1. How Much Something Cost
Let’s say your brother just bought a home in a fancy new high rise. Naturally, you’d want to know what it cost. But just as it’s nosy to ask about anyone’s salary, it’s rude to ask how much they paid for their home (or anything else), says Vinson. “That’s a really personal question to shy away from, as it can tell a lot about someone’s status” and potentially cause resentment. If someone feels comfortable discussing it, they’ll say so. Otherwise let it be.
2. What Makes You Angry
You’d think most people wouldn’t need a reminder not to dredge up old baggage.

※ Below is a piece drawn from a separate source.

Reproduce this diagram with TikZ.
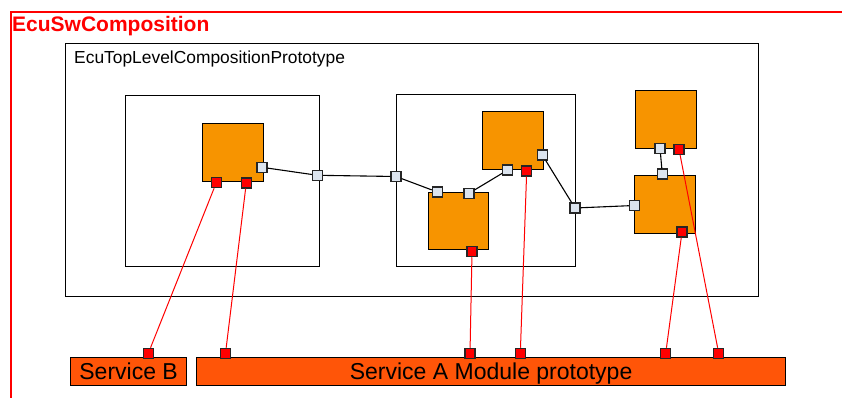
\documentclass[tikz,border=0pt]{standalone}
\usepackage{fontspec}
\setmainfont{Liberation Sans}
\definecolor{compfill}{HTML}{F79400}
\definecolor{servfill}{HTML}{FF5508}
\definecolor{portlight}{HTML}{DCE4EE}
\begin{document}
\begin{tikzpicture}[x=1pt,y=-1pt,
  frame/.style={draw=black,line width=1.2pt},
  comp/.style={draw=black,fill=compfill,line width=1.2pt,anchor=north west,inner sep=0pt},
  serv/.style={draw=black,fill=servfill,line width=1.2pt,anchor=north west,inner sep=0pt,text height=16.5pt,text depth=0pt,font=\fontsize{23}{23}\selectfont},
  lport/.style={draw=black!85,fill=portlight,line width=1.1pt,minimum size=10pt,inner sep=0pt},
  rport/.style={draw=black!85,fill=red,line width=1.1pt,minimum size=10pt,inner sep=0pt},
  conn/.style={draw=black,line width=1.1pt},
  rconn/.style={draw=red,line width=1pt}]
\useasboundingbox (0,0) rectangle (842,398);
% outer red frame
\draw[red,line width=1.8pt] (842,12) -- (11,12) -- (11,398);
\node[anchor=base west,inner sep=0pt,text=red,font=\fontsize{21}{21}\selectfont\bfseries] (title) at (12,31.5) {EcuSwComposition};
% composition prototype boxes
\node[frame,anchor=north west,minimum width=693pt,minimum height=253pt,inner sep=0pt] (top) at (65,43) {};
\node[anchor=base west,inner sep=0pt,font=\fontsize{17.4}{17.4}\selectfont] (toplabel) at (74,63.3) {EcuTopLevelCompositionPrototype};
\node[frame,anchor=north west,minimum width=194pt,minimum height=171pt,inner sep=0pt] (boxL) at (125,95) {};
\node[frame,anchor=north west,minimum width=179pt,minimum height=172pt,inner sep=0pt] (boxM) at (396,94) {};
% components
\node[comp,minimum width=61pt,minimum height=58pt] (cA) at (202,123) {};
\node[comp,minimum width=61pt,minimum height=58pt] (cB) at (482,111) {};
\node[comp,minimum width=60pt,minimum height=57pt] (cC) at (428,192) {};
\node[comp,minimum width=61pt,minimum height=58pt] (cD) at (635,90) {};
\node[comp,minimum width=61pt,minimum height=58pt] (cE) at (634,175) {};
% services
\node[serv,minimum width=116pt,minimum height=28pt] (sB) at (70,357) {Service B};
\node[serv,minimum width=589pt,minimum height=28pt] (sA) at (196,357) {Service A Module prototype};
% ports
\node[lport] (pA1) at (262,167.3) {};
\node[rport] (pAr1) at (216.3,182.7) {};
\node[rport] (pAr2) at (246.3,183) {};
\node[lport] (pL) at (317.5,175.3) {};
\node[lport] (pM1) at (396,176.5) {};
\node[lport] (pC1) at (437.3,192) {};
\node[lport] (pC2) at (469,193.3) {};
\node[rport] (pCr) at (472,251.7) {};
\node[lport] (pB1) at (507.7,170) {};
\node[rport] (pBr) at (526.7,171) {};
\node[lport] (pB2) at (542.3,155) {};
\node[lport] (pM2) at (575,208) {};
\node[lport] (pD1) at (660,148.3) {};
\node[rport] (pDr) at (679,149.3) {};
\node[lport] (pE1) at (662.3,174) {};
\node[lport] (pE2) at (634.3,205.5) {};
\node[rport] (pEr) at (682,232) {};
\node[rport] (qB) at (148.3,353.3) {};
\node[rport] (qA1) at (225.5,353.3) {};
\node[rport] (qA2) at (470,353.3) {};
\node[rport] (qA3) at (520.3,353.3) {};
\node[rport] (qA4) at (665.7,353.3) {};
\node[rport] (qA5) at (718.7,353.3) {};
% black connectors
\draw[conn] (pA1) -- (pL);
\draw[conn] (pL) -- (pM1);
\draw[conn] (pM1) -- (pC1);
\draw[conn] (pC2) -- (pB1);
\draw[conn] (pB2) -- (pM2);
\draw[conn] (pM2) -- (pE2);
\draw[conn] (pD1) -- (pE1);
% red connectors
\draw[rconn] (pAr1) -- (qB);
\draw[rconn] (pAr2) -- (qA1);
\draw[rconn] (pCr) -- (qA2);
\draw[rconn] (pBr) -- (qA3);
\draw[rconn] (pEr) -- (qA4);
\draw[rconn] (pDr) -- (qA5);
\end{tikzpicture}
\end{document}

But it happens constantly, says Vinson, especially when it’s money-related. There may be anger over an outstanding loan or someone may feel mad about co-signing a sibling’s mortgage. Whatever the issue, aim to discuss it in private and at a time when you can speak clearly.
3. Your Children’s Allowance
Discussing your children’s allowance seems like a harmless enough topic, but issues around kids and how much they’re getting may cause other family members to look at you differently. They may not agree with your approach or wonder why you have enough to open a trust fund but not give a loan. “This is a big parent decision that’s up to them,” Vinson says, but while the holidays are a good time to discuss your children’s allowance with your partner, it’s best to do it away from extended family, who are likely to judge.